Slate quarry in Wales

Map of the area north of Aberllefenni, showing Cymerau quarry

Cymerau quarry was a slate quarry served by the Ratgoed Tramway, a horse-worked section of the Corris Railway. It is located about half a mile north of Aberllefenni in Merioneth (now Gwynedd), North Wales, on the eastern side of the isolated Cwm Ceiswyn. It worked the Narrow Vein, the highest-quality slate vein in the Abercorris Group.

==History==

=== Early years ===
Cymerau was started around 1860, following the success of the earlier Ratgoed quarry to the north. Slate was extracted from five underground chambers which were below the water table and were pumped using a waterwheel.

In 1864 the Ratgoed Tramway opened, a gauge horse-worked tramway which connected the Ratgoed and Cymerau quarries with the newly opened Corris Railway at Aberllefenni. This prompted significant expansion work at the quarry. In 1878, the quarry was owned by H. R. Hughes and his nephew.

=== Second quarry ===
A second quarry was opened around 1880 between the original Cymerau workings and Ratgoed. This was a series of surface pits, connected to the Ratgoed Tramway by an incline. Slate was taken down to the mill at the southern site for processing.

Cymerau had several private wagons which it used to haul slate along the Ratgoed Tramway and on down the Corris Railway to Machynlleth.

At its peak the quarry employed over 100 men.

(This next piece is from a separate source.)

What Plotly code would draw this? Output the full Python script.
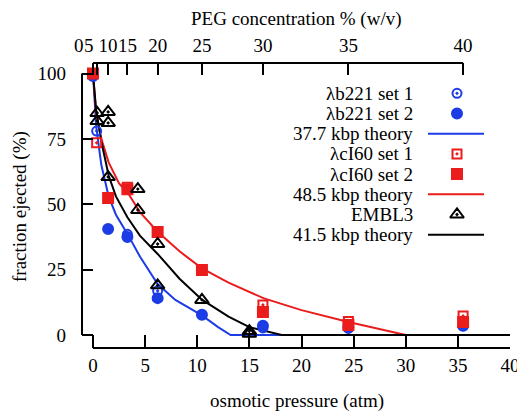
import plotly.graph_objects as go

# ---------------- data ----------------
x_ticks = [0, 5, 10, 15, 20, 25, 30, 35, 40]
y_ticks = [0, 25, 50, 75, 100]
peg_labels = ["0", "5", "10", "15", "20", "25", "30", "35", "40"]
peg_pressure = [0, 0.4, 1.45, 3.3, 6.2, 10.45, 16.3, 24.5, 35.5]

b221_set1_x = [0.35, 3.3, 6.2, 16.3, 24.5, 35.5]
b221_set1_y = [78, 38.5, 16.9, 2.7, 2.5, 3.5]
b221_set2_x = [0, 1.45, 3.3, 6.2, 10.45, 16.3, 24.5, 35.5]
b221_set2_y = [99, 40.5, 37.5, 14.1, 7.7, 3.5, 3.0, 3.5]

ci60_set1_x = [0.35, 3.3, 16.3, 24.5, 35.5]
ci60_set1_y = [73.5, 56.5, 11.5, 5.2, 7.3]
ci60_set2_x = [0, 1.45, 3.3, 6.2, 10.45, 16.3, 24.5, 35.5]
ci60_set2_y = [100, 52.4, 55.7, 39.4, 24.9, 8.8, 3.8, 5.0]

embl3_x = [0.4, 0.4, 1.45, 1.45, 1.45, 4.3, 4.3, 6.2, 6.2, 10.45, 15.0, 15.0]
embl3_y = [84.9, 81.8, 85.3, 81.1, 60.4, 55.8, 47.8, 34.8, 19.0, 13.4, 1.5, 0.5]

theory377_x = [0, 0.3, 0.8, 1.5, 2.2, 3.4, 4.5, 6.2, 7.9, 10.45, 12.0, 13.2, 40]
theory377_y = [100, 80, 65, 53, 46, 38, 30, 19.5, 13.4, 7.5, 3.0, 0, 0]

theory485_x = [0, 0.3, 0.8, 1.5, 2.5, 3.4, 4.5, 6.2, 8.3, 10.45, 13, 16.4, 20, 24.5, 30, 40]
theory485_y = [100, 85, 75, 66, 58, 54, 47, 39.5, 32, 25.5, 20, 14, 9.5, 5, 0, 0]

theory415_x = [0, 0.3, 0.8, 1.5, 2.2, 3.3, 4.5, 6.2, 8.3, 10.45, 13, 15, 18.1, 40]
theory415_y = [100, 86, 74, 61, 53, 45, 38, 31, 21.5, 13.5, 7, 3, 0, 0]

legend_names = ["λb221 set 1", "λb221 set 2", "37.7 kbp theory", "λcI60 set 1",
                "λcI60 set 2", "48.5 kbp theory", "EMBL3", "41.5 kbp theory"]

x_title = "osmotic pressure (atm)"
x2_title = "PEG concentration % (w/v)"
y_title = "fraction ejected (%)"

# ---------------- style ----------------
FONT = "Liberation Serif, Times New Roman, serif"
FS = 19
BLUE = "#1c3ce6"
RED = "#ea1c1c"
BLACK = "#000000"

OFF = 8                      # page body margin
W, H = 525 - OFF, 415 - OFF
# plot area in page pixels
PX_L, PX_R, PX_T, PX_B = 82, 510, 63, 348
L, T = PX_L - OFF, PX_T - OFF
R = W - (PX_R - OFF)
B = H - (PX_B - OFF)
pw, ph = PX_R - PX_L, PX_B - PX_T

def px_to_paper(px, py):
    return (px - PX_L) / pw, (PX_B - py) / ph

fig = go.Figure()

def line_trace(x, y, color):
    fig.add_trace(go.Scatter(x=x, y=y, mode="lines", line=dict(color=color, width=2),
                             showlegend=False, hoverinfo="skip"))

def pts(x, y, symbol, color, size):
    fig.add_trace(go.Scatter(x=x, y=y, mode="markers", cliponaxis=False,
                             marker=dict(symbol=symbol, color=color, size=size,
                                         line=dict(color=color, width=2)),
                             showlegend=False))

line_trace(theory377_x, theory377_y, BLUE)
line_trace(theory485_x, theory485_y, RED)
line_trace(theory415_x, theory415_y, BLACK)

pts(b221_set1_x, b221_set1_y, "circle-open-dot", BLUE, 9)
pts(b221_set2_x, b221_set2_y, "circle", BLUE, 10)
pts(ci60_set2_x, ci60_set2_y, "square", RED, 10)
pts(ci60_set1_x, ci60_set1_y, "square-open-dot", RED, 9)
pts(embl3_x, embl3_y, "triangle-up-open-dot", BLACK, 12)

# dummy trace on the top axis
fig.add_trace(go.Scatter(x=[], y=[], xaxis="x2", yaxis="y", showlegend=False))

tick_font = dict(family=FONT, size=FS, color="black")

# ---------------- manual legend (text left of key) ----------------
row0, dy = 93.3, 20.2
text_x, _ = px_to_paper(415, 0)
key_x, _ = px_to_paper(457, 0)
line_x0, _ = px_to_paper(428, 0)
line_x1, _ = px_to_paper(484, 0)
keys = [("m", "circle-open-dot", BLUE, 9), ("m", "circle", BLUE, 10), ("l", None, BLUE, 0),
        ("m", "square-open-dot", RED, 9), ("m", "square", RED, 10), ("l", None, RED, 0),
        ("m", "triangle-up-open-dot", BLACK, 12), ("l", None, BLACK, 0)]
annotations = []
for i, (name, key) in enumerate(zip(legend_names, keys)):
    _, yp = px_to_paper(0, row0 + dy * i)
    annotations.append(dict(text=name, x=text_x, y=yp, xref="paper", yref="paper",
                            xanchor="right", yanchor="middle", showarrow=False,
                            font=tick_font))
    kind, sym, col, sz = key
    if kind == "m":
        fig.add_trace(go.Scatter(x=[key_x], y=[yp], xaxis="x3", yaxis="y3", mode="markers",
                                 marker=dict(symbol=sym, color=col, size=sz,
                                             line=dict(color=col, width=2)),
                                 showlegend=False, hoverinfo="skip", cliponaxis=False))
    else:
        fig.add_trace(go.Scatter(x=[line_x0, line_x1], y=[yp, yp], xaxis="x3", yaxis="y3",
                                 mode="lines", line=dict(color=col, width=2),
                                 showlegend=False, hoverinfo="skip", cliponaxis=False))

# axis titles as annotations (pixel placed)
ax, ay = px_to_paper(297, 401)
annotations.append(dict(text=x_title, x=ax, y=ay, xref="paper", yref="paper",
                        xanchor="center", yanchor="middle", showarrow=False, font=tick_font))
ax, ay = px_to_paper(296, 19)
annotations.append(dict(text=x2_title, x=ax, y=ay, xref="paper", yref="paper",
                        xanchor="center", yanchor="middle", showarrow=False, font=tick_font))
ax, ay = px_to_paper(20, 207)
annotations.append(dict(text=y_title, x=ax, y=ay, xref="paper", yref="paper", textangle=-90,
                        xanchor="center", yanchor="middle", showarrow=False, font=tick_font))

# the two crowded first PEG labels ("0" and "5") placed tightly side by side
_, lab_y = px_to_paper(0, 45)
for i, shift in ((0, -14), (1, -8)):
    annotations.append(dict(text=peg_labels[i], x=peg_pressure[i], y=lab_y, xref="x2",
                            yref="paper", xshift=shift, xanchor="center", yanchor="middle",
                            showarrow=False, font=tick_font))

# ---------------- axes lines as partial borders ----------------
shapes = [
    dict(type="line", xref="x", yref="paper", x0=x_ticks[0], x1=x_ticks[-1], y0=0, y1=0,
         line=dict(color="black", width=2)),
    dict(type="line", xref="paper", yref="y", x0=0, x1=0, y0=y_ticks[0], y1=y_ticks[-1],
         line=dict(color="black", width=2)),
    dict(type="line", xref="x", yref="paper", x0=peg_pressure[0], x1=peg_pressure[-1], y0=1, y1=1,
         line=dict(color="black", width=2)),
]

xr = [-(93 - PX_L) / ((510 - 93) / 40), 40]
ppu_y = (335 - 73.5) / 100
yr = [-(PX_B - 335) / ppu_y, 100 + (73.5 - PX_T) / ppu_y]

peg_text = ["", ""] + peg_labels[2:]

fig.update_layout(
    width=W, height=H,
    margin=dict(l=L, r=R, t=T, b=B, pad=0),
    paper_bgcolor="white", plot_bgcolor="white",
    font=dict(family=FONT, size=FS, color="black"),
    xaxis=dict(range=xr, domain=[0, 1], tickvals=x_ticks, ticktext=[str(v) for v in x_ticks],
               ticks="inside", ticklen=13, tickwidth=2, tickcolor="black", tickangle=0,
               showline=False, showgrid=False, zeroline=False, tickfont=tick_font,
               automargin=False, ticklabelstandoff=4),
    xaxis2=dict(range=xr, overlaying="x", side="top", anchor="y", tickvals=peg_pressure,
                ticktext=peg_text, ticks="inside", ticklen=12, tickwidth=2, tickcolor="black",
                tickangle=0, showline=False, showgrid=False, zeroline=False, tickfont=tick_font,
                automargin=False, ticklabelstandoff=6),
    yaxis=dict(range=yr, domain=[0, 1], tickvals=y_ticks, ticktext=[str(v) for v in y_ticks],
               ticks="inside", ticklen=11, tickwidth=2, tickcolor="black",
               showline=False, showgrid=False, zeroline=False, tickfont=tick_font,
               automargin=False, ticklabelstandoff=15),
    xaxis3=dict(range=[0, 1], domain=[0, 1], overlaying="x", visible=False, anchor="y3"),
    yaxis3=dict(range=[0, 1], domain=[0, 1], overlaying="y", visible=False, anchor="x3"),
    shapes=shapes,
    annotations=annotations,
)

fig.write_html("out.html")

=== The First World War to closure ===
Cymerau and Ratgoed were worked as a single operation immediately before the First World War. Both quarries closed down during the First World War.

Cymerau re-opened on a smaller scale after the conflict, owned by the Inigo Jones company of Groeslon. In 1921 it produced just three tons of finished slab, and employed only three men. Fortunes improved modestly during the 1920s, reaching a peak employment of 14 men in 1927.

Slab from the quarry was roughly shaped and planed in the Cymerau Mill, before being shipped out by the Ratgoed Tramway to Aberllefenni, then the Corris Railway to Machynlleth, before being transferred to the main line and shipped to Groeslon for finishing and enamelling.

Cymerau continued its limited production during the 1930s. By the outbreak of the Second World War the quarry was down to just 6 men employed. It continued to produce through the war years, but finally closed in October 1946.